Views expressed in opinion columns are the author’s own.

Affordable housing is under attack. The D.C. metro area is grappling with potential housing consequences of the Trump administration’s proposed budget. It would eliminate federal housing vouchers and increase homelessness in Washington.

“Depending on how the cuts are implemented, hundreds of low-income families, seniors and homeless veterans waiting for units could be cut off from new placements,” according to a March 18 article from The Washington Post. The Housing and Urban Development Department, which provides public housing, would lose more than $6 billion.

This administration is dealing a severe blow to a system that already does far too little to correct a legacy of racism in housing policy. The proposed cuts would disproportionately affect black Americans, and the history behind why is too often ignored.

The disparities in terms of wealth and home ownership are staggering. An average black household has only about 6 percent of the wealth of an average white household, according to the study “The Racial Wealth Gap: Why Policy Matters” by Demos. This racial wealth gap has been growing since the mid 20th century and is directly linked to housing policy. A shift occurred after World War II and the creation of American suburbs.

As legal scholar John Powell said, it was a time when “whites moving to the suburb[s] were being subsidized in an accumulation of wealth, while blacks were being divested.” This is because federal housing policy provided funds to encourage suburban home ownership, but only if you were white.

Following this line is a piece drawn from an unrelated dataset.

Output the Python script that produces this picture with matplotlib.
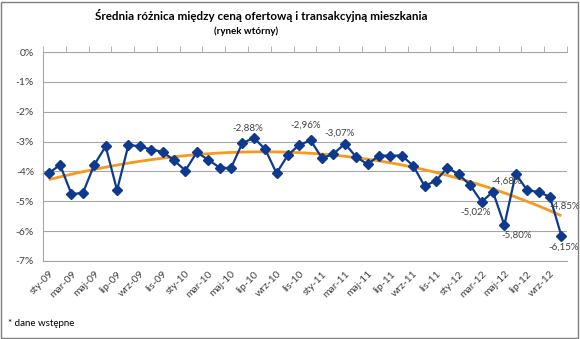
import numpy as np
import matplotlib
matplotlib.use("Agg")
import matplotlib.pyplot as plt
from matplotlib.patches import Rectangle
from matplotlib.ticker import FuncFormatter

plt.rcParams['font.family'] = ['Lato', 'DejaVu Sans']

# Monthly categories, Jan 2009 - Oct 2012
months = ['sty', 'lut', 'mar', 'kwi', 'maj', 'cze', 'lip', 'sie', 'wrz', 'paź', 'lis', 'gru']
years = ['09', '10', '11', '12']
categories = [f"{m}-{y}" for y in years for m in months][:46]

# Average gap between asking and transaction price (%)
values = [-4.06, -3.78, -4.76, -4.72, -3.78, -3.16, -4.63, -3.11, -3.16, -3.27,
          -3.34, -3.63, -3.97, -3.36, -3.61, -3.87, -3.89, -3.05, -2.88, -3.25,
          -4.06, -3.45, -3.11, -2.96, -3.56, -3.41, -3.07, -3.52, -3.76, -3.47,
          -3.47, -3.47, -3.81, -4.49, -4.31, -3.87, -4.10, -4.46, -5.02, -4.68,
          -5.80, -4.08, -4.63, -4.69, -4.85, -6.15]

# Points with value labels and label offsets (pixels)
labeled = [18, 23, 26, 38, 39, 40, 44, 45]
label_offsets = [(-6, 10), (-5, 15), (-5, 10), (-6, -10), (14, 11), (12, -10), (15, -9), (2, -12)]

title = "Średnia różnica między ceną ofertową i transakcyjną mieszkania"
subtitle = "(rynek wtórny)"
footnote = "* dane wstępne"

fig = plt.figure(figsize=(5.8, 3.39), dpi=100)
ax = fig.add_axes([43 / 580, 1 - 261 / 339, (567 - 43) / 580, (261 - 52) / 339])

x = np.arange(len(values))
y = np.array(values)

grid_c = '#A6A6A6'
blue = '#0D3A8E'
orange = '#F59A1E'

# Polynomial trend line
coef = np.polyfit(x, y, 3)
xt = np.linspace(0, len(values) - 1, 200)
ax.plot(xt, np.polyval(coef, xt), color=orange, lw=2.0, zorder=2, solid_capstyle='butt')

ax.plot(x, y, color=blue, lw=1.6, marker='D', markersize=5.5, zorder=3)

for i, (dx, dy) in zip(labeled, label_offsets):
    ax.annotate(f"{values[i]:.2f}%".replace('.', ','), (x[i], y[i]),
                xytext=(dx, dy), textcoords='offset pixels',
                ha='center', va='center', fontsize=7, color='#404040', zorder=4)

ax.set_xlim(-0.5, len(values) - 0.5)
ax.set_ylim(-7, 0)
ax.set_yticks(np.arange(-7, 0.5, 1))
ax.yaxis.set_major_formatter(FuncFormatter(lambda v, p: f"{int(round(v))}%".replace('−', '-')))
ax.grid(axis='y', color=grid_c, lw=0.8)
ax.set_axisbelow(True)

ax.set_xticks(x[::2])
ax.set_xticklabels(categories[::2], rotation=45, ha='right', rotation_mode='anchor')
ax.set_xticks(np.arange(-0.5, len(values), 2), minor=True)
ax.tick_params(axis='x', which='major', length=0, pad=6, labelsize=7.5, colors='#404040')
ax.tick_params(axis='x', which='minor', top=True, bottom=False, length=4, direction='out',
               color=grid_c)
ax.tick_params(axis='y', length=0, labelsize=7.5, colors='#404040', pad=6.5)

ax.spines['right'].set_visible(False)
for s in ['top', 'bottom', 'left']:
    ax.spines[s].set_color(grid_c)
    ax.spines[s].set_linewidth(0.8)

fig.text(261 / 580, 1 - 15 / 339, title, ha='center', va='center', fontsize=8.4,
         fontweight='bold', color='#000000')
fig.text(246 / 580, 1 - 31 / 339, subtitle, ha='center', va='center', fontsize=7,
         fontweight='bold', color='#000000')
fig.text(8 / 580, 1 - 323 / 339, footnote, ha='left', va='center', fontsize=7, color='#000000')

fig.patches.append(Rectangle((1 / 580, 1 / 339), 577 / 580, 336 / 339, transform=fig.transFigure,
                             fill=False, edgecolor='#7F7F7F', lw=1))

fig.savefig('out.png', dpi=100)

“Redlining [a form of discrimination in banking or insurance practices], discriminatory mortgage-lending practices, lack of access to credit, and lower incomes have blocked the homeownership path for African-Americans while creating and reinforcing communities segregated by race,” according to a Brandeis University report. This means that white families were given subsidies to make it easier to purchase a home. Meanwhile, black families were purposefully excluded from these new communities. The suburbs, essentially, were places designed to protect the idea of whiteness. This new space that came to redefine the American Dream was inherently racist.

These laws are only a few generations old, and the informal policies of housing discrimination continue today. It’s important to note how housing is directly connected to quality of life. Where you live defines much about the opportunities you receive. Housing affects quality of schools, crime rates, healthcare, childcare, employment and more.

Home ownership is a key element to gaining intergenerational wealth. “When you prevent a whole class of people from building wealth, accessing capital, or leaving impoverished areas, you guarantee cultural dysfunction and deep, generational poverty,” wrote Jamelle Bouie for The Daily Beast. “When it comes to inner-city poverty—we built that.” And during this time period, as suburban property values rose, the disparity grew.

When Trump talks about “inner city” problems, he is using racially coded language that unfairly turns the complexity of the black community into a monolith. The racial association that has developed with the phrase “inner city” is a direct result of the aforementioned racist policy.

The “inner city” was created as a concept along with the creation of something outside: the suburbs. Though the racial wealth and housing gap has been ignored for so long, federal housing programs at least provided some with a place to live. By proposing cuts to those programs, this administration is actively harming poor communities and communities of color.

We need to fully fund federal housing programs, but we can’t stop there. We need bold action to undo what racism in housing has done. We need to provide federal housing loan subsidies specifically for black citizens who have been denied and excluded for too long. We need to give reparations to black families for the wealth they were unable to attain.

White Americans must also reckon with their own images of living out the American Dream. If we are to make strides to close the racial wealth gap, our picture of the suburbs has to change. Racially segregated housing will perpetuate inequality as long as we allow it to persist.